Apple has been one of the strongest proponents of device encryption and has fought against subpoenas that would force its hand in divulging customer data. Apple CEO Tim Cook doubled down on those statements in an interview with 60 Minutes over the weekend. Cook has asserted that its use of end-to-end encryption, which handles encryption/decryption on-device, means that it doesn’t have access to a treasure trove of information that could normally be gleaned from iMessages or even FaceTime transmissions.

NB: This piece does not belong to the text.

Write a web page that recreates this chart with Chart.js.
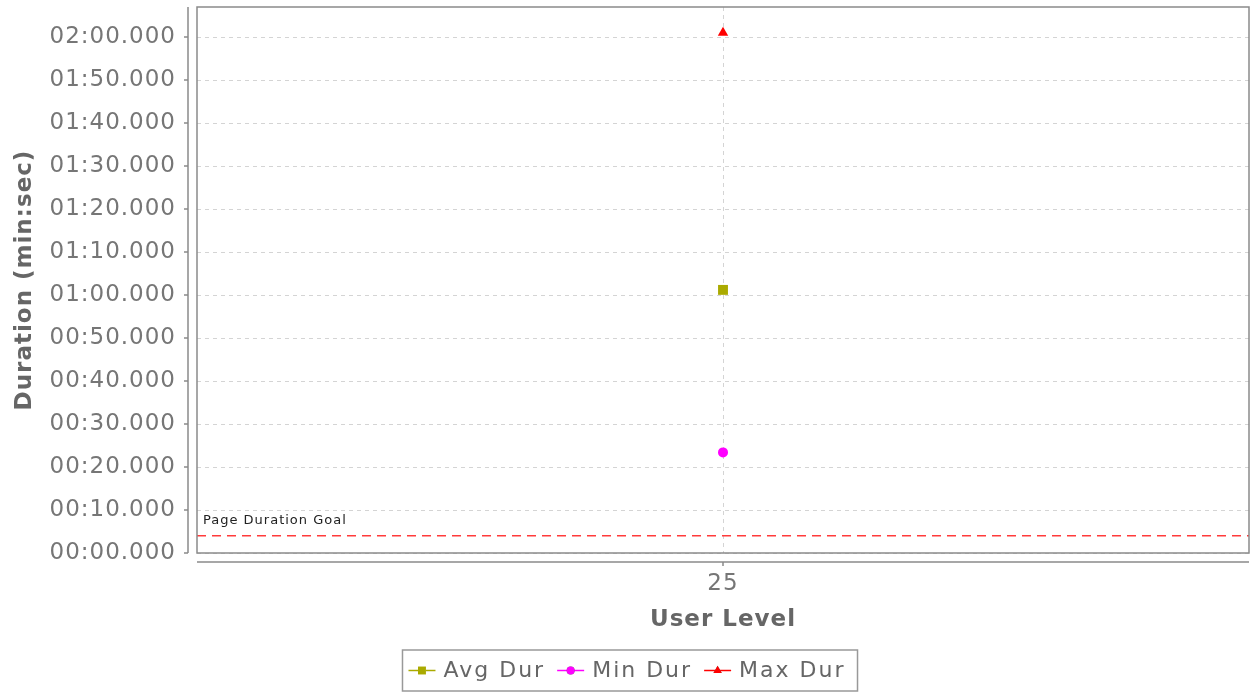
<!DOCTYPE html>
<html>
<head>
<meta charset="utf-8">
<script src="https://cdn.jsdelivr.net/npm/chart.js@4/dist/chart.umd.min.js"></script>
<style>
  body { margin: 0; background: #fff; }
  #wrap { width: 1251px; height: 692px; }
</style>
</head>
<body>
<div id="wrap"><canvas id="chart" width="1251" height="692"></canvas></div>
<script>
// values in seconds
const categories = ['25'];
const avgDur = [61.2];
const minDur = [23.4];
const maxDur = [121.0];
const goalSeconds = 4;
const yMax = 127;

const tickColor = '#767676';
const axisColor = '#8a8a8a';

function fmtDur(v) {
  const m = Math.floor(v / 60);
  const s = v - m * 60;
  const ss = Math.floor(s);
  const ms = Math.round((s - ss) * 1000);
  return String(m).padStart(2, '0') + ':' + String(ss).padStart(2, '0') + '.' + String(ms).padStart(3, '0');
}

// the reference font is spaced out a little wider than DejaVu
const spacing = {
  id: 'spacing',
  beforeLayout(chart) { chart.ctx.letterSpacing = '1px'; },
  beforeDraw(chart) { chart.ctx.letterSpacing = '1px'; }
};

// frame, offset axis lines, goal line and boxed legend
const decor = {
  id: 'decor',
  beforeDatasetsDraw(chart) {
    const { ctx, chartArea: a, scales } = chart;
    const gy = scales.y.getPixelForValue(goalSeconds);
    ctx.save();
    ctx.strokeStyle = '#ff3b3b';
    ctx.lineWidth = 1.5;
    ctx.setLineDash([9, 6]);
    ctx.beginPath();
    ctx.moveTo(a.left, gy);
    ctx.lineTo(a.right, gy);
    ctx.stroke();
    ctx.setLineDash([]);
    ctx.fillStyle = '#222';
    ctx.font = '13px "DejaVu Sans"';
    ctx.letterSpacing = '1px';
    ctx.textBaseline = 'bottom';
    ctx.fillText('Page Duration Goal', a.left + 6, gy - 9);
    ctx.restore();
  },
  afterDraw(chart) {
    const { ctx, chartArea: a, scales } = chart;
    ctx.save();
    ctx.strokeStyle = axisColor;
    ctx.lineWidth = 1.5;
    ctx.strokeRect(a.left, a.top, a.right - a.left, a.bottom - a.top);
    // y axis line with ticks
    const ax = a.left - 9;
    ctx.beginPath();
    ctx.moveTo(ax, a.top);
    ctx.lineTo(ax, a.bottom);
    scales.y.ticks.forEach(t => {
      const py = scales.y.getPixelForValue(t.value);
      ctx.moveTo(ax - 4, py);
      ctx.lineTo(ax, py);
    });
    // x axis line with ticks
    const ay = a.bottom + 9;
    ctx.moveTo(a.left, ay);
    ctx.lineTo(a.right, ay);
    categories.forEach((c, i) => {
      const px = scales.x.getPixelForValue(i);
      ctx.moveTo(px, ay);
      ctx.lineTo(px, ay + 4);
    });
    ctx.stroke();

    // legend
    ctx.font = '22px "DejaVu Sans"';
    ctx.letterSpacing = '2px';
    ctx.textBaseline = 'middle';
    const items = chart.data.datasets.map(d => ({ d, w: ctx.measureText(d.label).width }));
    const lineW = 27, gap1 = 8, gap2 = 12;
    let total = 6;
    items.forEach(it => { total += lineW + gap1 + it.w + gap2; });
    const cx = 630;
    const bx = cx - total / 2, by = 650, bh = 41;
    ctx.fillStyle = '#fff';
    ctx.fillRect(bx, by, total, bh);
    ctx.strokeStyle = '#999';
    ctx.lineWidth = 1.5;
    ctx.strokeRect(bx, by, total, bh);
    let x = bx + 6;
    const my = by + bh / 2;
    items.forEach(it => {
      const d = it.d;
      ctx.strokeStyle = d.borderColor;
      ctx.lineWidth = 1.5;
      ctx.beginPath();
      ctx.moveTo(x, my);
      ctx.lineTo(x + lineW, my);
      ctx.stroke();
      Chart.helpers.drawPoint(ctx, {
        pointStyle: d.pointStyle, radius: d.pointRadius * 0.8, borderWidth: 0, rotation: 0
      }, x + lineW / 2, my);
      ctx.fillStyle = d.backgroundColor;
      ctx.fill();
      x += lineW + gap1;
      ctx.fillStyle = '#666';
      ctx.textAlign = 'left';
      ctx.fillText(d.label, x, my + 1);
      x += it.w + gap2;
    });
    ctx.restore();
  }
};

new Chart(document.getElementById('chart'), {
  type: 'line',
  data: {
    labels: categories,
    datasets: [
      { label: 'Avg Dur', data: avgDur, borderColor: '#aaaa00', backgroundColor: '#aaaa00', pointStyle: 'rect', pointRadius: 7, showLine: false },
      { label: 'Min Dur', data: minDur, borderColor: '#ff00ff', backgroundColor: '#ff00ff', pointStyle: 'circle', pointRadius: 5, showLine: false },
      { label: 'Max Dur', data: maxDur, borderColor: '#ff0000', backgroundColor: '#ff0000', pointStyle: 'triangle', pointRadius: 6, showLine: false }
    ]
  },
  options: {
    responsive: false,
    animation: false,
    layout: { autoPadding: false, padding: { top: 7, right: 2, left: 0, bottom: 50 } },
    plugins: { legend: { display: false }, tooltip: { enabled: false } },
    elements: { point: { borderWidth: 0 } },
    scales: {
      x: {
        offset: true,
        afterFit(s) { s.height = 89; s.paddingLeft = 0; s.paddingRight = 0; },
        border: { display: false, dash: [4, 4] },
        grid: { color: '#d4d4d4', drawTicks: false, offset: false },
        ticks: { color: tickColor, font: { family: 'DejaVu Sans', size: 23 }, padding: 17 },
        title: { display: true, text: 'User Level', color: '#666', font: { family: 'DejaVu Sans', size: 23, weight: 'bold' }, padding: { top: 0, bottom: 8 } }
      },
      y: {
        min: 0,
        max: yMax,
        afterFit(s) { s.width = 197; s.paddingTop = 0; s.paddingBottom = 0; },
        border: { display: false, dash: [4, 4] },
        grid: { color: '#d4d4d4', drawTicks: false },
        ticks: {
          stepSize: 10, includeBounds: false, color: tickColor, padding: 21,
          font: { family: 'DejaVu Sans', size: 23 },
          callback: v => fmtDur(v)
        },
        title: { display: true, text: 'Duration (min:sec)', color: '#666', font: { family: 'DejaVu Sans', size: 23, weight: 'bold' }, padding: { top: 11, bottom: 0 } }
      }
    }
  },
  plugins: [spacing, decor]
});
</script>
</body>
</html>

However, Arkansas Senator Tom Cotton isn’t buying that explanation. Cotton, like many of us, watched Cook on 60 Minutes, and he wasn’t impressed. Even though Cotton acknowledges that Apple is a “distinctive company” that has “improved the lives of millions of Americans,” he goes to claim that Cook “omitted critical facts about data encryption.

senator tom cotton
Senator Tom Cotton (Source: Flickr/Gage Skidmore)

“He claimed that Apple does not comply with lawful subpoenas because it cannot. While it may be true that Apple doesn't have access to encrypted data, that's only because it designed its messaging service that way. As a society, we don't allow phone companies to design their systems to avoid lawful, court-ordered searches.”

But Cotton didn’t stop there; he also pulled the guilt card out of his back pocket, adding, “If we apply a different legal standard to companies like Apple, Google, and Facebook, we can expect them to become the preferred messaging services of child pornographers, drug traffickers, and terrorists alike--which neither these companies nor law enforcement want.

Our society needs to address this urgent challenge now before more lives are lost or shattered."

In a way, Cotton’s comments aren’t too far removed from those made by FBI Director James Comey. “As a country, I don't know why we would want to put people beyond the law,” said Comey in October 2014. “The notion that people have devices, again, that with court orders, based on a showing of probable cause in a case involving kidnapping or child exploitation or terrorism, we could never open that phone? My sense is that we've gone too far when we've gone there.”

With that being said, U.S. Magistrate Judge James Orenstein made it clear back in late October that he doesn’t agree with forcing tech companies like Apple to unlock customers’ iPhones at the government’s request. He compared the governments antics to a drug company be forced to provide death injection drugs even if its corporate stance was against such life-ending procedures.